De cualquier forma, en su condición caricatural, la narración, focalizada de un modo extremo en torno a la voz del protagonista (con toda su exageración y todas sus reticencias y sarcasmos), viene a intentar revelarnos una verdad que se pretende profunda y radical: en esencia, la condición de (acaso necesaria, pero de cualquier modo manifiesta) superchería que hay en la proposición de que el ser humano es, o puede llegar a ser, hondamente racional, y de que es en tal racionalidad en donde puede aspirar a hallar las fuentes de una moralidad viable.
Podríamos decir, así (si con ello no estuviéramos incurriendo en el más flagrante anacronismo), que se constituye esta novela en una ilustración paradigmática de las tesis amoralistas de Friedrich W. Nietzsche.
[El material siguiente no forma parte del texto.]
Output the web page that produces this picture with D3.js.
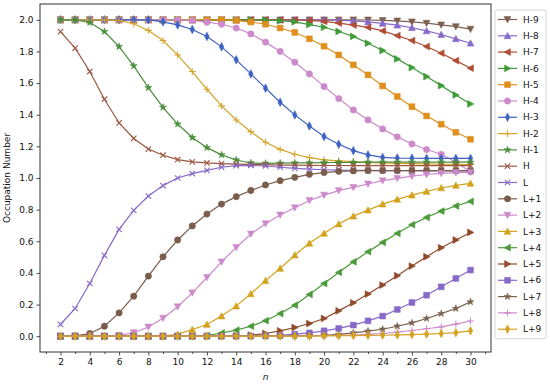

O (para ser más precisos) que bebe de las mismas fuentes ideológicas. (A pesar de que la actitud de Dostoievski y la de Nietzsche, frente a las realidades que creían constatar, fuesen tan distintas: aquél nunca dejó de lamentar lo que éste exaltaba y engrandecía.)
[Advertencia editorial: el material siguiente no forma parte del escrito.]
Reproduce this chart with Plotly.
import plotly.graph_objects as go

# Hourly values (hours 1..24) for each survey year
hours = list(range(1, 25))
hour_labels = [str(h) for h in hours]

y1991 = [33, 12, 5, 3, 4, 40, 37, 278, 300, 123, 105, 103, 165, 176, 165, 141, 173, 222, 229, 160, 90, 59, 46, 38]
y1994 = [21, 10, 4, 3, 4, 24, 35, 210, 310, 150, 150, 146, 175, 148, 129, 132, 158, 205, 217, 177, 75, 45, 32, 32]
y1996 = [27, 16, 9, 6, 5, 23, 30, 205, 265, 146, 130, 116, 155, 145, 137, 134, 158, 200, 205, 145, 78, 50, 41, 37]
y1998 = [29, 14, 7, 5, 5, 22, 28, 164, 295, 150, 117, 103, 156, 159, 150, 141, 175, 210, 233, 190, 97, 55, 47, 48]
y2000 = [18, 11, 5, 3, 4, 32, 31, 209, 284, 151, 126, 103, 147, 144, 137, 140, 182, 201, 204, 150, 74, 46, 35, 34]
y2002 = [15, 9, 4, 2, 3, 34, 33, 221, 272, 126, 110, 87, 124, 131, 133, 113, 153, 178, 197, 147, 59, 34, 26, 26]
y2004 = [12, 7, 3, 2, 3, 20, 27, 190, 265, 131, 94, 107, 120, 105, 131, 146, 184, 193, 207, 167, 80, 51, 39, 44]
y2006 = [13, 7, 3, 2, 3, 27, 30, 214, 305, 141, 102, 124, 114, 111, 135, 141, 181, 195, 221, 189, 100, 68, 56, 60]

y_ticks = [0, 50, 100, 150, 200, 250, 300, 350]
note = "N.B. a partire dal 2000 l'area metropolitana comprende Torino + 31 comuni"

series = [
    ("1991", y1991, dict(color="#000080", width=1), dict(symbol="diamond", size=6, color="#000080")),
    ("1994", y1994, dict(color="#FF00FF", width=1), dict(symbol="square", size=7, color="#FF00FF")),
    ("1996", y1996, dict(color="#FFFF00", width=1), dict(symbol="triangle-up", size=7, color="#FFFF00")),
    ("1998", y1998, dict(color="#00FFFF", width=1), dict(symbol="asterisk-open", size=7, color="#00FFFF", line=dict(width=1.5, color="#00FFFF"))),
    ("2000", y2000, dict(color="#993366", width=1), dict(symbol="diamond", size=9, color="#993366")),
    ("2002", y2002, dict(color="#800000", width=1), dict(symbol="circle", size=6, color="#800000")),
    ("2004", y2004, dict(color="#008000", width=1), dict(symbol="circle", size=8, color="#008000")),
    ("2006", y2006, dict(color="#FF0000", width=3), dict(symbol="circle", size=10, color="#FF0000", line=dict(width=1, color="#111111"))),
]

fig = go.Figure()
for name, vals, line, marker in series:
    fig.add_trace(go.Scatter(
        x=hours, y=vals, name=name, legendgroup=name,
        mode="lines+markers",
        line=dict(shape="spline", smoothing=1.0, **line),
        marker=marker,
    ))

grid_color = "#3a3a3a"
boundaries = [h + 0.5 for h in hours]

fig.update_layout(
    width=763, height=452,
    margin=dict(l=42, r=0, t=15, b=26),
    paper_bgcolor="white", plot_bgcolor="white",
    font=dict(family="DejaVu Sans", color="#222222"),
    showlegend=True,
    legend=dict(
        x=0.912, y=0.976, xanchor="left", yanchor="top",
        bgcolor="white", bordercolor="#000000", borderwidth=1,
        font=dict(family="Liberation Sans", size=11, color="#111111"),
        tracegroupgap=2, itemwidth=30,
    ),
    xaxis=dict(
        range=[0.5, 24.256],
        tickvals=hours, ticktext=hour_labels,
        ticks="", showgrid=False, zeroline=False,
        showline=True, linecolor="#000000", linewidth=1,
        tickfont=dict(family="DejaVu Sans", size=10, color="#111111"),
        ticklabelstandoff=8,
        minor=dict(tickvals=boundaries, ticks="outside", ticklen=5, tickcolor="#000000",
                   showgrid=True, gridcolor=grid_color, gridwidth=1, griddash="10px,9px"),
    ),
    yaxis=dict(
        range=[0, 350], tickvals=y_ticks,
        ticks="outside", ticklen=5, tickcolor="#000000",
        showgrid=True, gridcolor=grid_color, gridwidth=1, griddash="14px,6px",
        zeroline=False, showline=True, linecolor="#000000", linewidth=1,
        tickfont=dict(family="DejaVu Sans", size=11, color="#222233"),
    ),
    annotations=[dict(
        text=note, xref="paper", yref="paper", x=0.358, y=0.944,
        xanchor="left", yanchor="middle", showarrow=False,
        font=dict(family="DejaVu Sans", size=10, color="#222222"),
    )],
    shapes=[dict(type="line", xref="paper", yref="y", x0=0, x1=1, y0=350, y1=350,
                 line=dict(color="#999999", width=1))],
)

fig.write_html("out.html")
Y, de cualquier forma, pienso -y esto es, en realidad, lo más importante- que no es posible leer el agudo ejercicio de desnudamiento psicológico que la narración de Dostoievski acomete sin detenerse a meditar, siquiera sea por un momento, si no será verdad, por cierto, que todas nuestras ideas elevadas y humanitarias, en las que tanto nos regodeamos y de las que alardeamos tan a gusto, no son sino disfraces bienvenidos de unas ansias y de unos cursos de conciencia mucho menos bellos, que son los que en realidad nos dominan y mueven.